Does any team in the NBA need the All-Star break more than the Golden State Warriors? After watching the team’s 116-91 drubbing at the hands of the Dallas Mavericks, the fourth straight loss for the Dubs, it’s difficult to argue otherwise.
Golden State has strung together four straight defeats for the first time all season, and Saturday’s debacle might have been the worst of the four. The Warriors looked gassed from the outset, as Dallas ended the first quarter on a blistering 21-5 run that effectively buried Golden State before they ever had a chance to generate momentum.
From then on, it was hit-or-miss, by which I mean Dallas hit every shot, and Golden State missed every shot. The Warriors are playing tired, to be sure, but their luck also appears to be running on empty. Even Stephen Curry, the one bright spot in the dreary four-game skid, scored “only” 18 points and shot just eight of 23 from the field, far below the star point guard’s standards.
By halftime, the Warriors were down 26 and had CSN Bay Area studio host Greg Papa digging into his history book.

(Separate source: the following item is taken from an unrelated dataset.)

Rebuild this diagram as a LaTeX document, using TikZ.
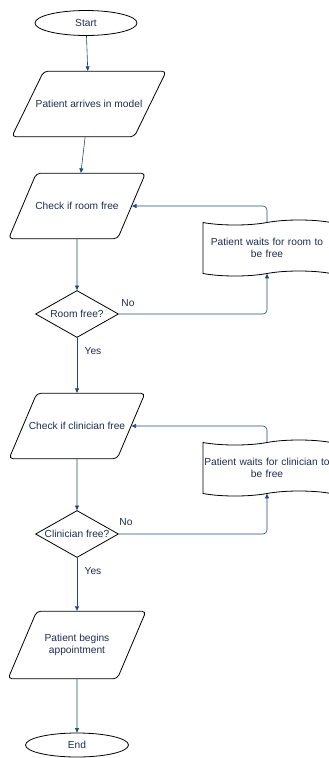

“Don’t drive by the Texas School Book Depository”, Papa said when prompted to give a key to Golden State’s success in the second half.
Not surprisingly, Papa’s “key” didn’t help matters. Golden State never got close, and a big reason why was a suddenly punchless bench that sorely misses the presence of Jarrett Jack. Without Jack, Mark Jackson has been forced to use Kent Bazemore far more often than he’d like, and Bazemore has appeared slightly overmatched. The only non-starter to reach double figures was Carl Landry, who was also the only Warrior to shoot better than 50 percent from the field.
Of course, it wasn’t just Golden State’s struggles that contributed to the loss. The Mavericks pushed the lead to as large as 29 thanks to big nights from Shawn Marion (a season-high 26 points) and O.J. Mayo (19). The Mavs took their defensive cue from the Rockets, Thunder and Grizzlies and limited the Warriors’ chances inside, forcing Curry and company to constantly search for outside shots that simply were not falling.
Perhaps most concerning for the Warriors was the alarming lack of defense, the common theme in the four-game losing streak. Only the Grizzlies failed to score at least 115 points against Golden State. The hallmark of the “new and improved” Warriors, a renewed commitment to stopping their opponents’ attack, has fallen victim to an obvious fatigue. After a one-off at home against the Rockets on Tuesday, the same Rockets that put up a whopping 140 points against the Warriors to kick-start the four game downswing, Golden State will get a much-needed week long respite.
Now just 30-21, the Warriors find themselves two games behind Memphis and in the Western Conference’s sixth slot, a position that won’t change before the All-Star Game in Houston. A win at home against the Rockets will go a long way towards changing the team’s outlook before the crucial second half of the season begins, a stretch that will determine whether the Warriors make their first playoff appearance since the days of “We Believe.”